她穿着亚麻色衬衫和黑旗袍裙。两遭深黑的秀眉,一个端直的鼻梁。一头浓重的黑发乌云般地堆在她那俊俏的瓜子脸上。三十八岁的她,什么都精神,就是声音不精神。讲话过多,也得了咽炎。我请她陪我去家用电器服务部看看。并不算大的店堂里,电视机、冷风机、录音机、无线电、电扇、冰箱等-从电子管到集成电路到遥控,从老掉牙的到最现代的,从西欧到东洋,全是“几代同堂”。譬如电视,这十年里,光是从日本进来的就几代了。我国的电视在十年里好似跨越了几十年。这个小小家电服务部如同是十年改革巨变的陈列馆。
服务部的工作人员都跟着潮流走:只有学到老了。他们说。店堂里边是一间不算小的教室。安徽大学家电专业1988年分来的大学生在这里一边工作一边当教师。每周讲六节课。
公司规定攀钢职工的家电一律免费维修,只收材料费。家电有病需上服务部“住院”,服务部抬起双门冰箱上坡、下坡,车接车送。家电有小病,服务部“送医上门”。攀钢每户都有编上号的家电维修证,写上姓名、住址、单位、编号等。如同家电病历卡,又如户口登记。服务部还有相应的“攀钢家电服务部接件电话记录”。上有顾客姓名、故障、原因、预约时间、处理情况、接电话人签名等。
公司从去年开始又要求为职工定期清除电视机的灰尘。去年清‘除了六千六百六十七台。每年要清除七千台。谁让赵忠玉1984年就要生活服务公司为职工一下代购了二万零五百台电视呢。
在我看来,家电有毛病,一个电话就有人上门服务,简直不能想像有这等美事。何况为十几万职工、家属服务的家电服务部一共才六十人,其中还安置了部分有残疾的青年。然而用户还是常有意见。攀钢人对免费上门服务等都已习以为常,认为自己的事就是攀钢的事,所以都是应该的。电源拔不下,一个电话打到服务部叫人来拔。修好的冰箱送去了,用户又说这不是他家的,硬说是服务部给掉了包。一旦服务部人手倒不开,上门不够及时,可能就要行使民主权利,告到《攀枝花报》。当然服务部也不可能绝无疏漏。重要的是人家是把你当自家人才有话就说,有气就发。干吗不让人怎么想就怎么说呢?难得这种上上下下一家人的无间的气氛。总之栗素娟一进报社,报社就说:你又来了。栗素娟哑着嗓子一笑:我又被告了。

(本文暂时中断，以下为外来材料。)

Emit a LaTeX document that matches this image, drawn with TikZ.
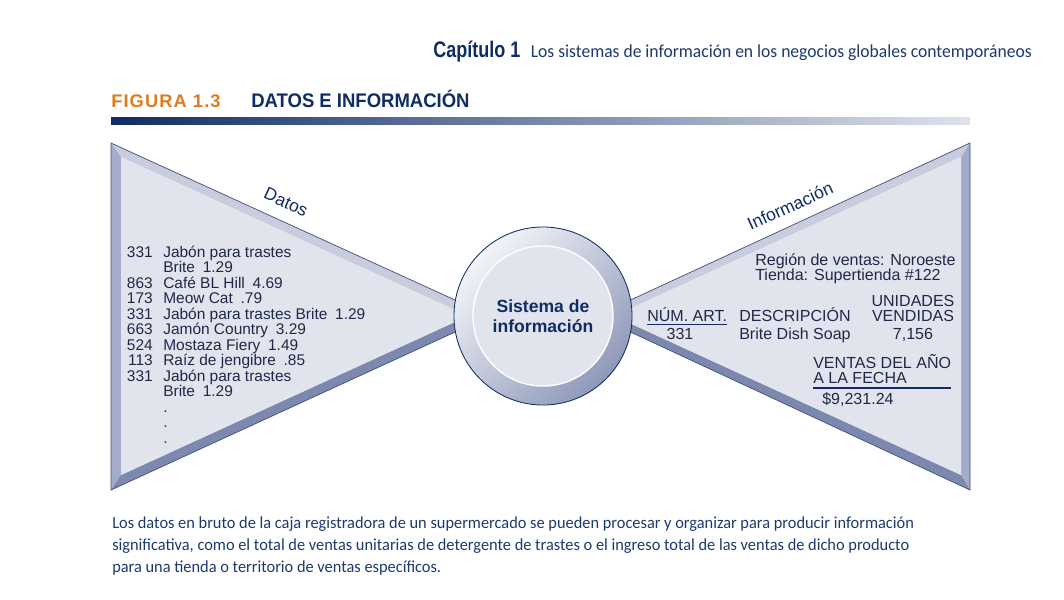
\documentclass[tikz,border=0pt]{standalone}
\usepackage{fontspec}
\setmainfont{Liberation Sans}
\newfontfamily\capfont[FakeStretch=0.97]{Carlito}
\newfontfamily\hdrfont[FakeStretch=0.96]{Carlito}
\newfontfamily\condfont[FakeStretch=0.8]{Liberation Sans}
\newfontfamily\titlefont[FakeStretch=0.94]{Liberation Sans}
\newfontfamily\figfont[LetterSpace=6]{Liberation Sans}
\usepackage{xcolor}
\usetikzlibrary{positioning}

\definecolor{navy}{HTML}{0F2C64}
\definecolor{ink}{HTML}{1F2A48}
\definecolor{capcol}{HTML}{1D3A6E}
\definecolor{figorange}{HTML}{E07A1F}
\definecolor{face}{HTML}{E1E3ED}
\definecolor{bevtop}{HTML}{C8CCDD}
\definecolor{bevside}{HTML}{A4ACC9}
\definecolor{bevbot}{HTML}{7C88AE}
\definecolor{edge}{HTML}{42507A}
\definecolor{ringlight}{HTML}{F3F4F8}
\definecolor{ringdark}{HTML}{8E99BA}
\definecolor{barmid}{HTML}{5B6E9A}
\definecolor{barend}{HTML}{DFE2EC}

\begin{document}
\begin{tikzpicture}[x=0.025cm, y=-0.025cm,
  every node/.style={inner sep=0pt, text=ink},
  ln/.style={anchor=base west, font=\fontsize{11}{12}\selectfont},
  lnr/.style={anchor=base east, font=\fontsize{11}{12}\selectfont},
  rn/.style={anchor=base west, font=\fontsize{11.4}{12}\selectfont},
  rnc/.style={anchor=base, font=\fontsize{11.4}{12}\selectfont},
  captxt/.style={anchor=base west, text=capcol, font=\capfont\fontsize{12}{14}\selectfont},
  wedgelbl/.style={text=navy, font=\fontsize{12.5}{14}\selectfont},
  rule/.style={draw=navy, line width=1.3pt}]
  \fill[white] (0,0) rectangle (1064,599);
  \useasboundingbox (0,0) rectangle (1064,599);

  % page header
  \node[anchor=base east, text=capcol, font=\hdrfont\fontsize{13}{15}\selectfont] (hdr) at (1032,57)
    {Los sistemas de información en los negocios globales contemporáneos};
  \node[base left=7pt of hdr, text=navy, font=\condfont\bfseries\fontsize{16}{18}\selectfont] (chap) {Capítulo 1};

  % figure title
  \node[anchor=base west, text=figorange, font=\figfont\bfseries\fontsize{13}{15}\selectfont] (fig) at (111,107) {FIGURA 1.3};
  \node[anchor=base west, text=navy, font=\titlefont\bfseries\fontsize{14}{16}\selectfont] (title) at (251,107) {DATOS E INFORMACIÓN};
  \shade[left color=navy, middle color=barmid, right color=barend] (111,117) rectangle (970,124);

  % left wedge
  \coordinate (lA) at (111,143); \coordinate (lB) at (111,490); \coordinate (lC) at (490,316);
  \coordinate (la) at (121,157); \coordinate (lb) at (121,475); \coordinate (lc) at (468,316);
  \fill[bevtop] (lA) -- (lC) -- (lc) -- (la) -- cycle;
  \fill[bevside] (lA) -- (la) -- (lb) -- (lB) -- cycle;
  \fill[bevbot] (lB) -- (lb) -- (lc) -- (lC) -- cycle;
  \fill[face] (la) -- (lb) -- (lc) -- cycle;
  \draw[edge, line width=0.5pt] (lA) -- (lC) -- (lB) -- cycle;

  % right wedge
  \coordinate (rA) at (970,143); \coordinate (rB) at (970,490); \coordinate (rC) at (596,316);
  \coordinate (ra) at (961,157); \coordinate (rb) at (961,475); \coordinate (rc) at (614,316);
  \fill[bevtop] (rA) -- (rC) -- (rc) -- (ra) -- cycle;
  \fill[bevside] (rA) -- (ra) -- (rb) -- (rB) -- cycle;
  \fill[bevbot] (rB) -- (rb) -- (rc) -- (rC) -- cycle;
  \fill[face] (ra) -- (rb) -- (rc) -- cycle;
  \draw[edge, line width=0.5pt] (rA) -- (rC) -- (rB) -- cycle;

  % the system in the middle
  \node[circle, draw=navy, line width=0.6pt, minimum size=4.45cm,
        top color=ringlight, bottom color=ringdark, shading angle=45] (sys) at (543,316) {};
  \node[circle, fill=face, draw=white, line width=1pt, minimum size=3.5cm, align=center,
        text=navy, font=\bfseries\fontsize{12.5}{14}\selectfont] (sysin) at (sys.center) {Sistema de\\información};

  \node[wedgelbl, rotate=-24.6] (datoslbl) at (286,202) {Datos};
  \node[wedgelbl, rotate=24.6] (infolbl) at (790,206) {Información};

  % raw register data
  \foreach \i/\num/\item in {0/331/{Jabón para trastes}, 1/{}/{Brite\enspace1.29},
      2/863/{Café BL Hill\enspace4.69}, 3/173/{Meow Cat\enspace.79},
      4/331/{Jabón para trastes Brite\enspace1.29}, 5/663/{Jamón Country\enspace3.29},
      6/524/{Mostaza Fiery\enspace1.49}, 7/113/{Raíz de jengibre\enspace.85},
      8/331/{Jabón para trastes}, 9/{}/{Brite\enspace1.29},
      10/{}/{.}, 11/{}/{.}, 12/{}/{.}} {
    \node[lnr] (num\i) at (153, 257+15.5*\i) {\num};
    \node[ln] (item\i) at (163, 257+15.5*\i) {\item};
  }

  % processed information
  \node[rn] (region) at (755,265) {Región de ventas: Noroeste};
  \node[rn] (tienda) at (755,280) {Tienda: Supertienda \#122};
  \node[rnc] (unid) at (913,306) {UNIDADES};
  \node[rnc] (vend) at (913,321) {VENDIDAS};
  \node[rn] (numart) at (647,321) {NÚM. ART.};
  \node[rn] (descr) at (739,321) {DESCRIPCIÓN};
  \node[rnc] (artval) at (680,339) {331};
  \node[rn] (descval) at (739,339) {Brite Dish Soap};
  \node[rnc] (vendval) at (913,339) {7,156};
  \node[rn] (ventas) at (813,368) {VENTAS DEL AÑO};
  \node[rn] (fecha) at (813,383) {A LA FECHA};
  \node[rn] (total) at (822,404) {\$9,231.24};
  \draw[rule] ([yshift=-2.5pt]numart.base west) -- ([yshift=-2.5pt]numart.base east);
  \coordinate[below=3.5pt of fecha.base west] (r1);
  \draw[rule] (r1) -- (r1 -| ventas.east);

  % caption
  \node[captxt] (cap1) at (112,528) {Los datos en bruto de la caja registradora de un supermercado se pueden procesar y organizar para producir información};
  \node[captxt] (cap2) at (112,550) {significativa, como el total de ventas unitarias de detergente de trastes o el ingreso total de las ventas de dicho producto};
  \node[captxt] (cap3) at (112,572) {para una tienda o territorio de ventas específicos.};
\end{tikzpicture}
\end{document}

我想上栗素娟家里去一下。她说没什么可看的,结婚时什么样现在还什么样。果然,五斗柜、书柜等还都是婚前丈夫自己做的。冷风机、热水器等,是攀钢给每户发的。书桌抽屉里,有一笔购买洗衣机的钱,已经放了一年半,就是没有时间买。我说你们这里购物很方便的。她说起码人得去呵。
越是节假日她越得顶在文体楼。清早起,午夜归。她说文体楼常有外地人来。如果服务出现一点纰漏,这纰漏就永远伴随文体楼留在人家印象里。服务工作具有广泛性、随机性和不可弥补性。她的工作是不能用产品数据来计量的。她在创造情绪、气氛和精神。她这个哑嗓子还要早早晚晚地说话。她说赵忠玉对她说过,学讲话就如学跳舞,一要脸皮厚敢下场,二要不怕踩脚。但她生性是个文静、内向、不爱交往、很想好好爱自己的丈夫和儿子的女性。儿子生日那天,儿子自己提着月饼上舅舅家去过了。儿子泪汪汪地对她二姨诉说。说到这,栗素娟泪汪汪的。